Enquanto o Congresso se ocupa com vagas promessas eleitorais, o mundo discute o rumo da economia neste século, com o avanço da inteligência artificial e dos evidentes desastres climáticos. São temas em alta nos fóruns internacionais, inclusive o G20, presidido pelo Brasil neste ano. Serão centrais no Brics+ e na COP30, dois eventos que serão sediados pelo país em 2025. Apesar disso, o debate não fisgou os congressistas. Passada a comoção, a destruição do Rio Grande do Sul, exemplo eloquente das consequências das mudanças do clima, ficou em segundo plano. A revolução da IA e seus efeitos, inclusive sobre o trabalho, também não está na pauta de prioridades — projetos de regulação estão adormecidos há tempos no Legislativo.
Às vésperas de uma eleição crítica para governo e oposição, a agenda pública fica enviesada. O presidente do Senado, por exemplo, tomou para si a tarefa de fazer um acordo nacional da dívida dos estados com a União (a dívida dobrou na última década; o Rio Grande do Sul, devastado, paga 15% ao ano da receita líquida corrente). Candidato a candidato ao Planalto, o governador goiano, Ronaldo Caiado, acusa o governo federal de se apoderar dos recursos dos estados, desestabilizando as economias regionais. Minas, estado de Pacheco, também está endividada, e ele está na lista dos possíveis candidatos a governador, com estímulo de Lula.
O ministro da Fazenda, Fernando Haddad, apresentou uma proposta vinculando uma renegociação a investimentos em educação. Ainda não foi adiante, e os governadores — muitos deles com ambição de suceder Lula — uniram-se para colocar outras alternativas na mesa, num outro duelo que pode se estender por meses.
O tempo do ministro Haddad anda escasso para temas como esse e outros ligados à Fazenda.
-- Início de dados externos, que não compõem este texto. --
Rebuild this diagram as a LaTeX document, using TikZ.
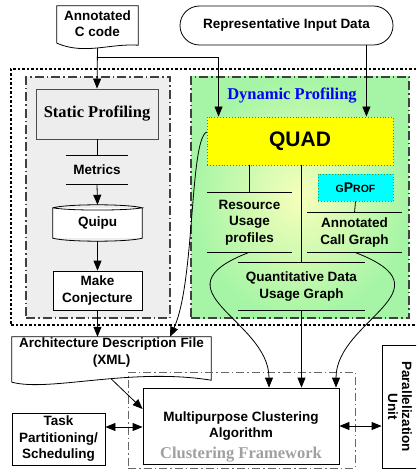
\documentclass[tikz,border=0pt]{standalone}
\usepackage{fontspec}
\setmainfont{Liberation Sans}
\newfontfamily\timesbf{Liberation Serif}
\usetikzlibrary{arrows.meta, positioning, calc}
\definecolor{dynblue}{RGB}{0,0,255}
\definecolor{dyngreen}{RGB}{166,245,166}
\definecolor{dynyellow}{RGB}{246,255,186}
\definecolor{quadyellow}{RGB}{255,255,0}
\definecolor{gprofcyan}{RGB}{0,255,255}
\definecolor{dotgreen}{RGB}{70,140,40}
\definecolor{framegray}{RGB}{160,160,160}
\definecolor{statgray}{RGB}{238,238,238}

\begin{document}
\begin{tikzpicture}[x=1pt, y=-1pt,
  lbl/.style={font=\fontsize{13.5}{16.5}\selectfont\bfseries, align=center, inner sep=0pt},
  pbox/.style={lbl, draw, fill=white, line width=0.8pt},
  ttl/.style={inner sep=0pt, font=\timesbf\fontsize{16.5}{19}\selectfont\bfseries},
  grp/.style={draw=black!75, line width=1.1pt, dash pattern=on 9pt off 3pt on 1.5pt off 3pt, inner sep=0pt},
  fbox/.style={draw=black!60, line width=0.8pt, dash pattern=on 8pt off 3pt on 1.5pt off 3pt, inner sep=0pt},
  dotbox/.style={draw=dotgreen, dotted, line width=0.9pt, inner sep=0pt},
  flow/.style={-{Triangle[length=10pt,width=8pt]}, line width=0.8pt},
  flow2/.style={{Triangle[length=10pt,width=8pt]}-{Triangle[length=10pt,width=8pt]}, line width=0.8pt}
]
  \clip (0,0) rectangle (416,473);

  \node[grp, fill=statgray, minimum width=144pt, minimum height=241pt] (sgrp) at (98,197.5) {};
  \node[grp, shading=radial, inner color=dynyellow, outer color=dyngreen, minimum width=218pt, minimum height=241pt] (dgrp) at (300,197.5) {};
  \draw[line width=1.6pt, dash pattern=on 2.5pt off 2pt] (416,69) -- (11,69) -- (11,325) -- (416,325);
  \node[ttl, text=dynblue] (dyntitle) at (292,96) {Dynamic Profiling};

  \node[lbl, minimum width=81pt, minimum height=35pt] (ccode) at (97.5,23.5) {Annotated\\C code};
  \draw[line width=0.8pt] ([yshift=-2pt]ccode.south west) -- (ccode.north west) -- (ccode.north east) -- ([yshift=-4pt]ccode.south east)
    .. controls +(-28,-2) and +(28,12) .. ([yshift=-2pt]ccode.south west);
  \node[pbox, rounded corners=19.5pt, minimum width=213pt, minimum height=39pt] (rep) at (286.5,25.5) {Representative Input Data};

  \node[pbox, ttl, fill=gray!14, draw=black!70, minimum width=122pt, minimum height=50pt] (sprof) at (97,114) {Static Profiling};
  \node[lbl, minimum width=62pt, minimum height=28pt] (metrics) at (97,170) {Metrics};
  \node[lbl, fill=white, minimum width=89pt, minimum height=30pt] (quipu) at (97.5,223) {Quipu};
  \draw[line width=0.8pt] (quipu.north west) .. controls +(15,-4) and +(-15,-4) .. (quipu.north east)
    .. controls +(-15,3) and +(15,3) .. (quipu.north west) -- (quipu.south west)
    .. controls +(15,4) and +(-15,4) .. (quipu.south east) -- (quipu.north east);
  \node[pbox, minimum width=89pt, minimum height=39pt] (conj) at (97.5,290.5) {Make\\Conjecture};

  \node[dotbox, fill=quadyellow, font=\fontsize{21}{24}\selectfont\bfseries, minimum width=186pt, minimum height=48pt] (quad) at (300,141) {QUAD};
  \node[lbl, minimum width=85pt, minimum height=59pt] (res) at (249.5,222.5) {Resource\\Usage\\profiles};
  \node[dotbox, fill=gprofcyan, font=\bfseries, minimum width=75pt, minimum height=27pt] (gprof) at (355.5,187.5)
    {\fontsize{10.5}{12}\selectfont G\fontsize{14}{12}\selectfont P\fontsize{10.5}{12}\selectfont ROF};
  \node[lbl, minimum width=95pt, minimum height=39pt] (acg) at (354.5,232.5) {Annotated\\Call Graph};
  \node[lbl, minimum width=127pt, minimum height=47pt] (qdug) at (301.5,286.5) {Quantitative Data\\Usage Graph};
  \foreach \s in {metrics,res,acg,qdug}
    \draw[line width=0.8pt] (\s.north west) -- (\s.north east) (\s.south west) -- (\s.south east);

  \node[lbl, minimum width=199pt, minimum height=31pt] (arch) at (111.5,352.5) {Architecture Description File\\(XML)};
  \draw[line width=0.8pt] ([yshift=-14pt]arch.south west) -- (arch.north west) -- (arch.north east) -- ([yshift=-12pt]arch.south east)
    .. controls +(-81,-13) and +(38,10) .. ([yshift=-14pt]arch.south west);

  \node[pbox, minimum width=196pt, minimum height=76pt] (clust) at (241,426) {Multipurpose Clustering\\Algorithm};
  \node[fbox, minimum width=227pt, minimum height=96pt] (frame) at (241.5,420) {};
  \node[ttl, text=framegray] (fwlbl) at (241,455) {Clustering Framework};
  \node[pbox, rotate=-90, font=\fontsize{13.5}{14}\selectfont\bfseries, minimum width=123pt, minimum height=36pt] (para) at (400,406.5) {Parallelization\\Unit};

  \node[pbox, minimum width=93pt, minimum height=52pt] (task) at (58.5,439) {Task\\Partitioning/\\Scheduling};

  \coordinate (split) at (97.5,57);
  \draw[flow] ([yshift=-7pt]ccode.south) -- (sprof.north);
  \draw[flow] (split) -| ([xshift=12pt]quad.north west);
  \draw[flow] ([xshift=-27pt]rep.south east) -- ([xshift=-27pt]rep.south east |- quad.north);
  \draw[line width=0.8pt] (sprof.south) -- (metrics.north);
  \draw[flow] (metrics.south) -- ([yshift=3pt]quipu.north);
  \draw[flow] ([yshift=-3pt]quipu.south) -- (conj.north);
  \draw[flow] (conj.south) -- (conj.south |- arch.north);
  \draw[flow] ([yshift=9pt]quad.west) .. controls +(-17,9) and +(25,-55) .. ([xshift=58.5pt]arch.north);
  \draw[line width=0.8pt] (res.north |- quad.south) -- (res.north);
  \draw[line width=0.8pt] (qdug.north |- quad.south) -- (qdug.north);
  \draw[line width=0.8pt] (gprof.south) -- (acg.north);
  \draw[flow] (res.south) .. controls +(-99,38) and +(0,-68) .. ([xshift=28pt]clust.north);
  \draw[flow] (acg.south) .. controls +(100,38) and +(0,-68) .. ([xshift=95pt]clust.north);
  \draw[flow] (qdug.south) -- (qdug.south |- clust.north);
  \draw[flow] ([yshift=-11pt]arch.south) -- ([yshift=17pt]clust.west);
  \draw[flow2] ([yshift=12pt]task.east) -- ([yshift=12pt]task.east -| clust.west);
  \draw[flow2] (clust.east) -- (clust.east -| para.south);
\end{tikzpicture}
\end{document}
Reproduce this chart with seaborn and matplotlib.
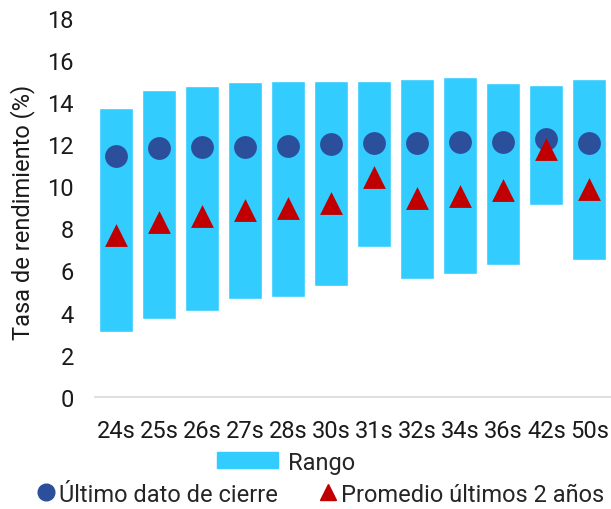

Ele tem dedicado muitas horas de seu dia a apagar incêndios. Gastou muita saliva em sucessivas reuniões para levar Lula a concordar que é preciso aprofundar o ajuste fiscal, segurando o dinheiro e revendo gastos. Na última quarta-feira, Haddad, ao lado dos ministros Alexandre Padilha e Simone Tebet, deu uma entrevista para anunciar as medidas e dizer o óbvio: “O presidente determinou: cumpra-se o arcabouço fiscal. Não há discussão a respeito.”
Desde o início do governo, porém, não se discute outra coisa. O setor financeiro não comprou a eficácia da nova legislação, e Lula entrou no jogo do mercado ao comprar briga com o Banco Central. O presidente, no terceiro mandato, sabe o peso de suas palavras — no mercado e junto à população. Viu a subida do dólar, um alerta para qualquer político, e entrou em trégua. Os operadores financeiros, no entanto, seguem no jogo. Se não virem resultado nas promessas de ajuste, vão cobrar seu preço. E Lula vai voltar a reclamar — não totalmente sem razão. O risco é perder o bonde, enquanto o mundo anda de avião a jato.